UN Secretary General Antonio Guterres said Thursday he was “deeply concerned” by wildfires that have damaged large sections of the Amazon rainforest. The fire has covered several Brazilian cities in thick smoke. “I’m deeply concerned by the fires in the Amazon rainforest. In the midst of the global climate crisis, we cannot afford more damage to a major source of oxygen and biodiversity,” he said on Twitter.
“The Amazon must be protected.”
Attention on the issue coincides with a UN regional meeting on climate change in Brazil ahead of a December summit in Chile.
Earlier, French president Macron said wildfires in the Amazon were an “international crisis” and called on this weekend’s G7 to address the issue.
“Our house is burning. Literally. The Amazon rainforest—the lungs which produces 20 per cent of our planet’s oxygen—is on fire. It is an international crisis. Members of the G7 Summit, let’s discuss this emergency first order in two days!” Macron said on Twitter.
The French president, who tweeted in French and English, is the latest international figure to raise the alarm over the raging wildfires in the Amazon.
Wildfires in the Amazon rainforest in northern Brazil have ignited a firestorm on social media, with Brazil's President Jair Bolsonaro on Wednesday suggesting green groups started the blazes.

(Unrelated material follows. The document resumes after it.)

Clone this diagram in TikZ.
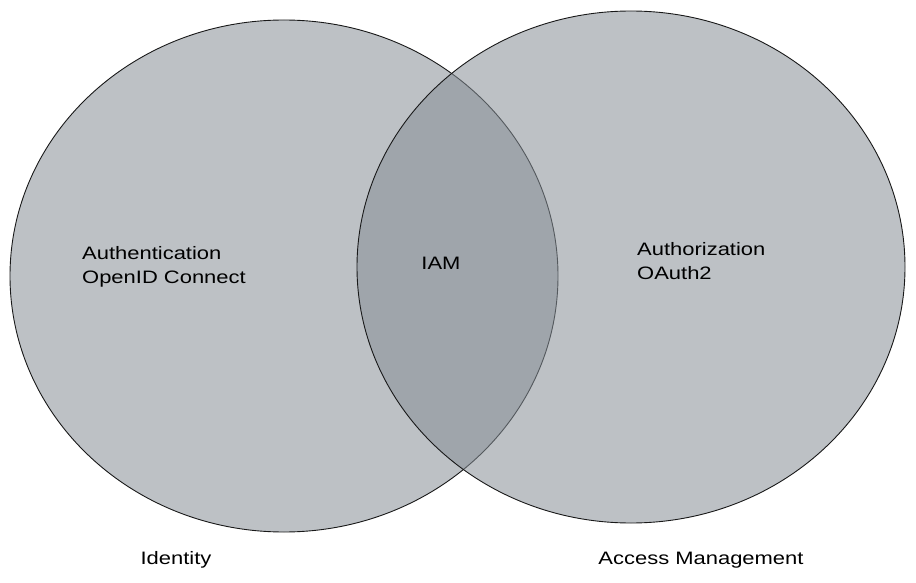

Images of fires purportedly devouring sections of the world's largest rainforest have gone viral on Twitter. #PrayforAmazonas is the top trending hashtag in the world.
Official figures show nearly 73,000 forest fires were recorded in Brazil in the first eight months of the year -- the highest number for any year since 2013. Most were in the Amazon.
That compares with 39,759 in all of 2018, according to the embattled National Institute for Space Research (INPE), which has been in Bolsonaro's cross-hairs since it released data showing a surge in deforestation in recent months.